# Task to complete
Pictures do not belong in your copy. Repeat all the other data exactly.

# Data

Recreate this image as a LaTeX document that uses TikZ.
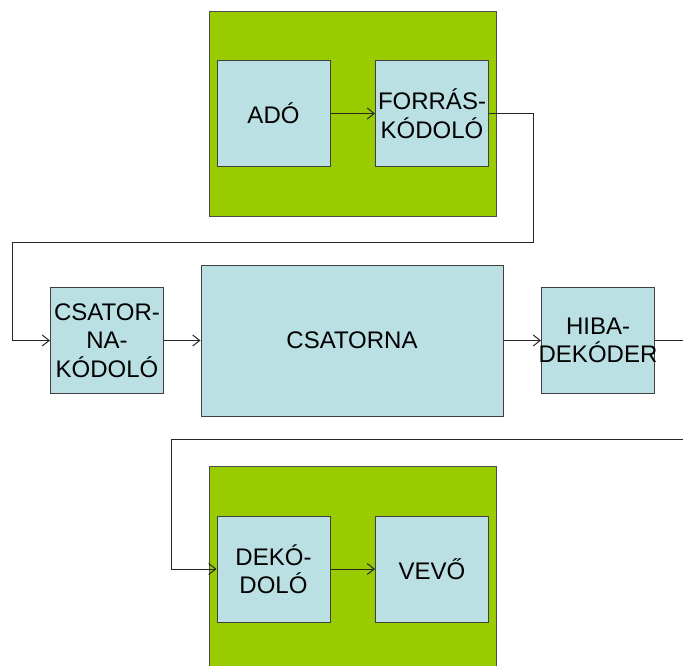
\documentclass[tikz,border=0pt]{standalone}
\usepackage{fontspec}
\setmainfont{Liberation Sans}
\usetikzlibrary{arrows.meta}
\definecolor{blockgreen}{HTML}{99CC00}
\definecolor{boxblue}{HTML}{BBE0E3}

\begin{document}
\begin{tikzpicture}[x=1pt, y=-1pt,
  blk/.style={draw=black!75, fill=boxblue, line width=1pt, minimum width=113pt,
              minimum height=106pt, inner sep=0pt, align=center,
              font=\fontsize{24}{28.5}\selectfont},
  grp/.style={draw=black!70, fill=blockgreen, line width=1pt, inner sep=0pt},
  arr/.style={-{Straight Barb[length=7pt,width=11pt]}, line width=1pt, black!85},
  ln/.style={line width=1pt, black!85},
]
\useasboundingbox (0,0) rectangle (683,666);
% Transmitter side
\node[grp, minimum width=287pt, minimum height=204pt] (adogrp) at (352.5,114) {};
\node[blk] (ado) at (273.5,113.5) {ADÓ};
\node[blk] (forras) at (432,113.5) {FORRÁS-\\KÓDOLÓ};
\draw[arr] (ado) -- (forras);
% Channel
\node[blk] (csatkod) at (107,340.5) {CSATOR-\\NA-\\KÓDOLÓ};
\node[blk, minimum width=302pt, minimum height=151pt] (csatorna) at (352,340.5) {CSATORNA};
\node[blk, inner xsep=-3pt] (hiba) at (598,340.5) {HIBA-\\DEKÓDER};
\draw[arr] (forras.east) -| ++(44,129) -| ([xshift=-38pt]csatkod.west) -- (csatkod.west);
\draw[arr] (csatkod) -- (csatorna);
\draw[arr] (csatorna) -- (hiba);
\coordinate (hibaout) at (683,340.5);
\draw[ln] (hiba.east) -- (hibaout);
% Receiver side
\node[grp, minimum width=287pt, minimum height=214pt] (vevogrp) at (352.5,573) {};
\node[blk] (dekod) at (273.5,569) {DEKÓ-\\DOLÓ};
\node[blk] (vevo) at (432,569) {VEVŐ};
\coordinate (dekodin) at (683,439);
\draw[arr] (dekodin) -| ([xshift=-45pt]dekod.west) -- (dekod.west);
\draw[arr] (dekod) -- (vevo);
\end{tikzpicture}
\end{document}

# Complete output
Recreate this image as a LaTeX document that uses TikZ.
\documentclass[tikz,border=0pt]{standalone}
\usepackage{fontspec}
\setmainfont{Liberation Sans}
\usetikzlibrary{arrows.meta}
\definecolor{blockgreen}{HTML}{99CC00}
\definecolor{boxblue}{HTML}{BBE0E3}

\begin{document}
\begin{tikzpicture}[x=1pt, y=-1pt,
  blk/.style={draw=black!75, fill=boxblue, line width=1pt, minimum width=113pt,
              minimum height=106pt, inner sep=0pt, align=center,
              font=\fontsize{24}{28.5}\selectfont},
  grp/.style={draw=black!70, fill=blockgreen, line width=1pt, inner sep=0pt},
  arr/.style={-{Straight Barb[length=7pt,width=11pt]}, line width=1pt, black!85},
  ln/.style={line width=1pt, black!85},
]
\useasboundingbox (0,0) rectangle (683,666);
% Transmitter side
\node[grp, minimum width=287pt, minimum height=204pt] (adogrp) at (352.5,114) {};
\node[blk] (ado) at (273.5,113.5) {ADÓ};
\node[blk] (forras) at (432,113.5) {FORRÁS-\\KÓDOLÓ};
\draw[arr] (ado) -- (forras);
% Channel
\node[blk] (csatkod) at (107,340.5) {CSATOR-\\NA-\\KÓDOLÓ};
\node[blk, minimum width=302pt, minimum height=151pt] (csatorna) at (352,340.5) {CSATORNA};
\node[blk, inner xsep=-3pt] (hiba) at (598,340.5) {HIBA-\\DEKÓDER};
\draw[arr] (forras.east) -| ++(44,129) -| ([xshift=-38pt]csatkod.west) -- (csatkod.west);
\draw[arr] (csatkod) -- (csatorna);
\draw[arr] (csatorna) -- (hiba);
\coordinate (hibaout) at (683,340.5);
\draw[ln] (hiba.east) -- (hibaout);
% Receiver side
\node[grp, minimum width=287pt, minimum height=214pt] (vevogrp) at (352.5,573) {};
\node[blk] (dekod) at (273.5,569) {DEKÓ-\\DOLÓ};
\node[blk] (vevo) at (432,569) {VEVŐ};
\coordinate (dekodin) at (683,439);
\draw[arr] (dekodin) -| ([xshift=-45pt]dekod.west) -- (dekod.west);
\draw[arr] (dekod) -- (vevo);
\end{tikzpicture}
\end{document}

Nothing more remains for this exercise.